Es geht quer durch Havanna mit Benzingeruch des Zweitakters in der Nase, der durch die Fenster kriecht, die nicht richtig schliessen können. Leute steigen ein und aus. Oft tragen sie Käppis und Hemden, auf denen was mit Amerika steht. Sie erzählen sich kurze Geschichten, tauschen Befindlichkeiten aus, die Stimmung ist gelassen. Wir verlassen uns auf den Taxifahrer, der Thomas Anweisung hoffentlich korrekt verstanden hat. Und es funktioniert natürlich! Eine Dreiviertelstunde später steigen wir aus. Und warten darauf, dass Thomas und seine Freundin auch ankommen. Als sie nach einer halben Stunde immer noch nicht in Sicht sind, laufen wir einfach mal ganz langsam in irgendeine Richtung los. Es passiert dasselbe wie am Tag zuvor: wir laufen auf Thomas zu, der den Gitarrenspielenden Che, der uns als hübsches Streetartbild von einer Mauer anlächelt, ablichtet.  Wieder  haben wir uns getroffen ohne Telefon. Richtig oldschool sind wir unterwegs.  Gemeinsam laufen wir zum Freizeitpark.
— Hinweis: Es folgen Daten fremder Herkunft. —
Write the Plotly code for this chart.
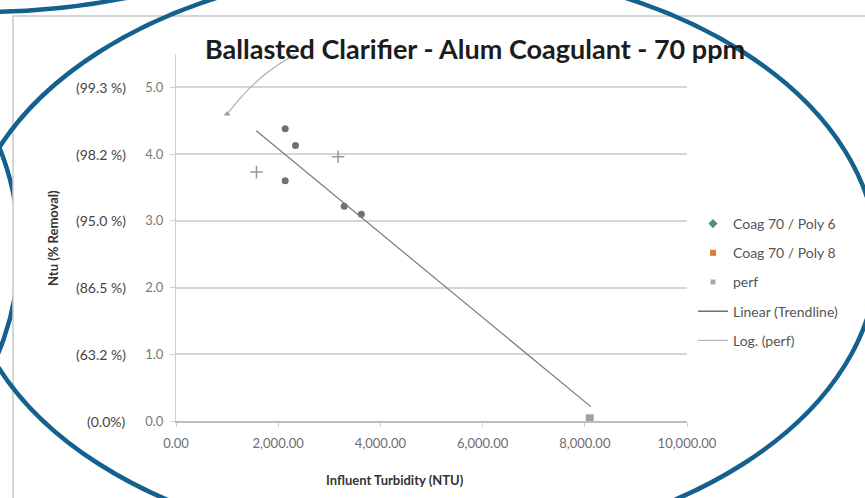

In einer kleinen Bude zahlen wir zu viert 6 Cent Eintritt, zusätzlich können wir Tickets für die Karussells kaufen:  jeweils sechs Peso, also 18  Euro-Cent. Dass 80 Prozent von den Bespassungsgeräten nicht mehr in Betrieb sind, macht uns gar nichts aus. An diesem Ort, an dem sich nur sehr wenige Menschen aufhalten (für Kubaner ist der Besuch eines solchen Parks Luxus) ist nicht nur die Zeit stehen geblieben, sondern auch die Karussells. Der Ort strahlt eine nostalgische Ruhe aus, uns kucken bunte verschlafene Konstruktionen an, die nix mehr machen ausser in Würde altern. Vor uns das Kettenkarussell, das längst in Rente ist, so auch die Achterbahn, ein Ufoartiger Bau und die Überkopfschiffschaukel. Wir haben die Wahl zwischen Kinderkarussell und normaler Schiffschaukel und entscheiden uns für Letztere. Mutig nehmen wir auf der hinteren Bank Platz.

Bild von Thomas Meinicke

Bild von Thomas Meinicke

Als die Schiffschaukel sich schwermütig und stöhnend in Bewegung setzt und immer höher schaukelt, wird mir ganz mulmig, weil die Stahlstange auf unseren Beinen nicht fest ist. Je höher die Schaukel durch die Luft pendelt, desto lauter wird das Knarzen. Ich vermute, dass die rostigen Schrauben kurz davor sind einen Abgang gen Himmel zu machen. Ich habe Schiss. Und zwar so richtig. Je höher die Schaukel fliegt – ja es fühlt  jetzt wie lebensmüdes Fliegen an – desto lauter wird die Geräuschkulisse: zum rostigen Knarzen kommt aufgekratztes Teeniegeschrei dazu. Die haben einen Mordsspass und reissen ihre Hände überschwänglich nach oben. Ich habe meine Hände an den Schultern meiner Freundin und führe laut Selbstgespräche, dass ich sowas nie wieder mache usw… 10 Minuten später hat sich das Schiff ausgeschaukelt. Mein ganzer Körper fühlt sich an wie ein nervöser aufgebrachter Pudding. Meiner Freundin wurde übel und auch KubaKola und Maisflipps, das einzige, was die Freizeitparkkantine anbot, konnten nix mehr gerade biegen. Trotzdem: im Nachhinein war es mega! Und vielleicht würde ich dieses alte Ding noch mal besteigen, kommt darauf an, ob es dann noch munter vor sich hin knarzt oder wie die anderen Karussells längst in Würde altert.